> Records provided:
========

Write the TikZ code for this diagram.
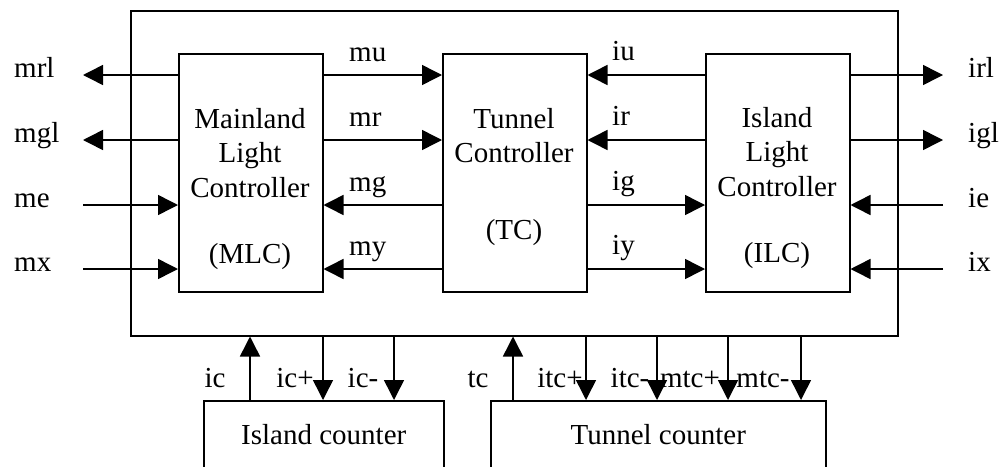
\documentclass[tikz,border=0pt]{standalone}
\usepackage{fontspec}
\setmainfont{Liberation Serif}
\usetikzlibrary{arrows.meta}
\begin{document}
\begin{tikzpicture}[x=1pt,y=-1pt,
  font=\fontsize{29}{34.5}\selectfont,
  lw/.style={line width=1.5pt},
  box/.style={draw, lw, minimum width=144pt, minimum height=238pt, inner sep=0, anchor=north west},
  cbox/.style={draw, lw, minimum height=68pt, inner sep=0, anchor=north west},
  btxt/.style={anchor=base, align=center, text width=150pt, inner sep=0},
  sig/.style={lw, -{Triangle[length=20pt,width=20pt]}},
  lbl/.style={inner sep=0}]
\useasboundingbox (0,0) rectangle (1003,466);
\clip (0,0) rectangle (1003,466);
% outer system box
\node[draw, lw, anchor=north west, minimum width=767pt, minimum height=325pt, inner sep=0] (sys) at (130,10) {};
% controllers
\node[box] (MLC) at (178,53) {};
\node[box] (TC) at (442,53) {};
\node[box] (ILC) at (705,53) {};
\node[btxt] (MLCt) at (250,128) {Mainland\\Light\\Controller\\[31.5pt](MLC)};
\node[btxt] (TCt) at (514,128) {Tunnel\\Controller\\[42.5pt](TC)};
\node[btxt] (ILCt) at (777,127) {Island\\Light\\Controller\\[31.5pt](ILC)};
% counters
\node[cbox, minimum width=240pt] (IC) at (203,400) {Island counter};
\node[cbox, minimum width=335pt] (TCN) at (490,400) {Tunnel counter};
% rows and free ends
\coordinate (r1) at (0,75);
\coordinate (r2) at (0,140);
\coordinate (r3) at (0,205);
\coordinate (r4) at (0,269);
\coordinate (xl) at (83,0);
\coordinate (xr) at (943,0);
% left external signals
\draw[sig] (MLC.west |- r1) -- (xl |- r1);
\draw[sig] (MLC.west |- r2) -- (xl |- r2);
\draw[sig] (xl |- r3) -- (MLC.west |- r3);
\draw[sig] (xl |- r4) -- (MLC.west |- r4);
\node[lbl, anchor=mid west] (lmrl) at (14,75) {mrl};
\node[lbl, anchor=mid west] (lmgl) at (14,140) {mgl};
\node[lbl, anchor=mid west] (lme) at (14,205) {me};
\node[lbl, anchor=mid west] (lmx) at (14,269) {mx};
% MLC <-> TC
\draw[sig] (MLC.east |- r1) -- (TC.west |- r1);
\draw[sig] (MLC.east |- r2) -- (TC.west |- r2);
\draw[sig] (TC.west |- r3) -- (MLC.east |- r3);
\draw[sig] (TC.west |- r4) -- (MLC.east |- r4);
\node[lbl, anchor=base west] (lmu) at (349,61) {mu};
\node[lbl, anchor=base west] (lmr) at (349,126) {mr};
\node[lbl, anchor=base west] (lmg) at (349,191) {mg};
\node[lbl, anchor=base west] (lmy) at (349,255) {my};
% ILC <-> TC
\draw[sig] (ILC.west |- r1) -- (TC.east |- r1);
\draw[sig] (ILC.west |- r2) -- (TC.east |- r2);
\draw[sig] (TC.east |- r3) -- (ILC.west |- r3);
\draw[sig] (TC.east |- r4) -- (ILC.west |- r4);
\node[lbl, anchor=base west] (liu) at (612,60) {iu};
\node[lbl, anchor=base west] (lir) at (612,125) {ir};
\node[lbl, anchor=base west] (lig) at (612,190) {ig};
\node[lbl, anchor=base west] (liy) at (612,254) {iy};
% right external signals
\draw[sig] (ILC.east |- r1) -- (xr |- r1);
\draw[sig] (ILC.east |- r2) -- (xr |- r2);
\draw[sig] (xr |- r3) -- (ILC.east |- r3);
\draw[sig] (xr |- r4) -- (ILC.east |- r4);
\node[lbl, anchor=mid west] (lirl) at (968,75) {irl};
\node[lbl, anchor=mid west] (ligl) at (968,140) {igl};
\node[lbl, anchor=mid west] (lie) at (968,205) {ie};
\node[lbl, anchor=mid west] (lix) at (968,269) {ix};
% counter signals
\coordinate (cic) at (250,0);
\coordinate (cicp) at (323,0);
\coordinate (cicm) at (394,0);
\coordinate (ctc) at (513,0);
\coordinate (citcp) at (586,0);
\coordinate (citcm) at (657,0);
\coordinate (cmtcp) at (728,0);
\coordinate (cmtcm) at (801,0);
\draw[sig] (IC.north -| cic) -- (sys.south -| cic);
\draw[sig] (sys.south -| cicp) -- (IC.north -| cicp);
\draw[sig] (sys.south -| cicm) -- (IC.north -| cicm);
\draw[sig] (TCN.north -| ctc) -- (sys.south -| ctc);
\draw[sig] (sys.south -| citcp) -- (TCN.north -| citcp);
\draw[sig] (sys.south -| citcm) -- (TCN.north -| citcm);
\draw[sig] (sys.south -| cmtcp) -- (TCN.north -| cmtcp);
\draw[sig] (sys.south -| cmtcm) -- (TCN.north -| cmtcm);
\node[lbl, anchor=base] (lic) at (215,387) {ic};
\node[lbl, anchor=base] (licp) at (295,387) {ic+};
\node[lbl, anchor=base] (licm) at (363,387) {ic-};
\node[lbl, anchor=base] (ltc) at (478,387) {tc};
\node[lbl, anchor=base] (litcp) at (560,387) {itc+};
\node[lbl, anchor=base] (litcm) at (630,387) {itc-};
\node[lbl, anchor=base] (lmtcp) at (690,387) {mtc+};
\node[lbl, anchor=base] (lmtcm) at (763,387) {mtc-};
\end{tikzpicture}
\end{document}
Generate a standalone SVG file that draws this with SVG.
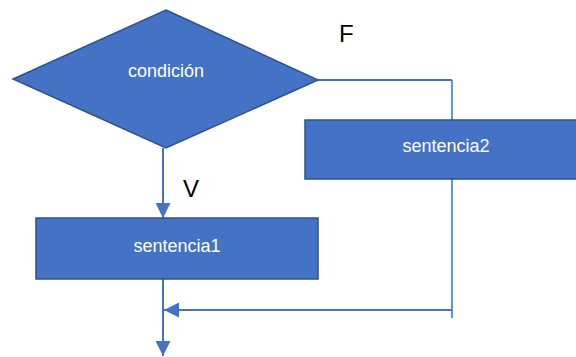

========

> Problem to work on: Return the listing above in full and without alteration, excluding its pictures.

> Output of the task:
Write the TikZ code for this diagram.
\documentclass[tikz,border=0pt]{standalone}
\usepackage{fontspec}
\setmainfont{Liberation Serif}
\usetikzlibrary{arrows.meta}
\begin{document}
\begin{tikzpicture}[x=1pt,y=-1pt,
  font=\fontsize{29}{34.5}\selectfont,
  lw/.style={line width=1.5pt},
  box/.style={draw, lw, minimum width=144pt, minimum height=238pt, inner sep=0, anchor=north west},
  cbox/.style={draw, lw, minimum height=68pt, inner sep=0, anchor=north west},
  btxt/.style={anchor=base, align=center, text width=150pt, inner sep=0},
  sig/.style={lw, -{Triangle[length=20pt,width=20pt]}},
  lbl/.style={inner sep=0}]
\useasboundingbox (0,0) rectangle (1003,466);
\clip (0,0) rectangle (1003,466);
% outer system box
\node[draw, lw, anchor=north west, minimum width=767pt, minimum height=325pt, inner sep=0] (sys) at (130,10) {};
% controllers
\node[box] (MLC) at (178,53) {};
\node[box] (TC) at (442,53) {};
\node[box] (ILC) at (705,53) {};
\node[btxt] (MLCt) at (250,128) {Mainland\\Light\\Controller\\[31.5pt](MLC)};
\node[btxt] (TCt) at (514,128) {Tunnel\\Controller\\[42.5pt](TC)};
\node[btxt] (ILCt) at (777,127) {Island\\Light\\Controller\\[31.5pt](ILC)};
% counters
\node[cbox, minimum width=240pt] (IC) at (203,400) {Island counter};
\node[cbox, minimum width=335pt] (TCN) at (490,400) {Tunnel counter};
% rows and free ends
\coordinate (r1) at (0,75);
\coordinate (r2) at (0,140);
\coordinate (r3) at (0,205);
\coordinate (r4) at (0,269);
\coordinate (xl) at (83,0);
\coordinate (xr) at (943,0);
% left external signals
\draw[sig] (MLC.west |- r1) -- (xl |- r1);
\draw[sig] (MLC.west |- r2) -- (xl |- r2);
\draw[sig] (xl |- r3) -- (MLC.west |- r3);
\draw[sig] (xl |- r4) -- (MLC.west |- r4);
\node[lbl, anchor=mid west] (lmrl) at (14,75) {mrl};
\node[lbl, anchor=mid west] (lmgl) at (14,140) {mgl};
\node[lbl, anchor=mid west] (lme) at (14,205) {me};
\node[lbl, anchor=mid west] (lmx) at (14,269) {mx};
% MLC <-> TC
\draw[sig] (MLC.east |- r1) -- (TC.west |- r1);
\draw[sig] (MLC.east |- r2) -- (TC.west |- r2);
\draw[sig] (TC.west |- r3) -- (MLC.east |- r3);
\draw[sig] (TC.west |- r4) -- (MLC.east |- r4);
\node[lbl, anchor=base west] (lmu) at (349,61) {mu};
\node[lbl, anchor=base west] (lmr) at (349,126) {mr};
\node[lbl, anchor=base west] (lmg) at (349,191) {mg};
\node[lbl, anchor=base west] (lmy) at (349,255) {my};
% ILC <-> TC
\draw[sig] (ILC.west |- r1) -- (TC.east |- r1);
\draw[sig] (ILC.west |- r2) -- (TC.east |- r2);
\draw[sig] (TC.east |- r3) -- (ILC.west |- r3);
\draw[sig] (TC.east |- r4) -- (ILC.west |- r4);
\node[lbl, anchor=base west] (liu) at (612,60) {iu};
\node[lbl, anchor=base west] (lir) at (612,125) {ir};
\node[lbl, anchor=base west] (lig) at (612,190) {ig};
\node[lbl, anchor=base west] (liy) at (612,254) {iy};
% right external signals
\draw[sig] (ILC.east |- r1) -- (xr |- r1);
\draw[sig] (ILC.east |- r2) -- (xr |- r2);
\draw[sig] (xr |- r3) -- (ILC.east |- r3);
\draw[sig] (xr |- r4) -- (ILC.east |- r4);
\node[lbl, anchor=mid west] (lirl) at (968,75) {irl};
\node[lbl, anchor=mid west] (ligl) at (968,140) {igl};
\node[lbl, anchor=mid west] (lie) at (968,205) {ie};
\node[lbl, anchor=mid west] (lix) at (968,269) {ix};
% counter signals
\coordinate (cic) at (250,0);
\coordinate (cicp) at (323,0);
\coordinate (cicm) at (394,0);
\coordinate (ctc) at (513,0);
\coordinate (citcp) at (586,0);
\coordinate (citcm) at (657,0);
\coordinate (cmtcp) at (728,0);
\coordinate (cmtcm) at (801,0);
\draw[sig] (IC.north -| cic) -- (sys.south -| cic);
\draw[sig] (sys.south -| cicp) -- (IC.north -| cicp);
\draw[sig] (sys.south -| cicm) -- (IC.north -| cicm);
\draw[sig] (TCN.north -| ctc) -- (sys.south -| ctc);
\draw[sig] (sys.south -| citcp) -- (TCN.north -| citcp);
\draw[sig] (sys.south -| citcm) -- (TCN.north -| citcm);
\draw[sig] (sys.south -| cmtcp) -- (TCN.north -| cmtcp);
\draw[sig] (sys.south -| cmtcm) -- (TCN.north -| cmtcm);
\node[lbl, anchor=base] (lic) at (215,387) {ic};
\node[lbl, anchor=base] (licp) at (295,387) {ic+};
\node[lbl, anchor=base] (licm) at (363,387) {ic-};
\node[lbl, anchor=base] (ltc) at (478,387) {tc};
\node[lbl, anchor=base] (litcp) at (560,387) {itc+};
\node[lbl, anchor=base] (litcm) at (630,387) {itc-};
\node[lbl, anchor=base] (lmtcp) at (690,387) {mtc+};
\node[lbl, anchor=base] (lmtcm) at (763,387) {mtc-};
\end{tikzpicture}
\end{document}
Generate a standalone SVG file that draws this with SVG.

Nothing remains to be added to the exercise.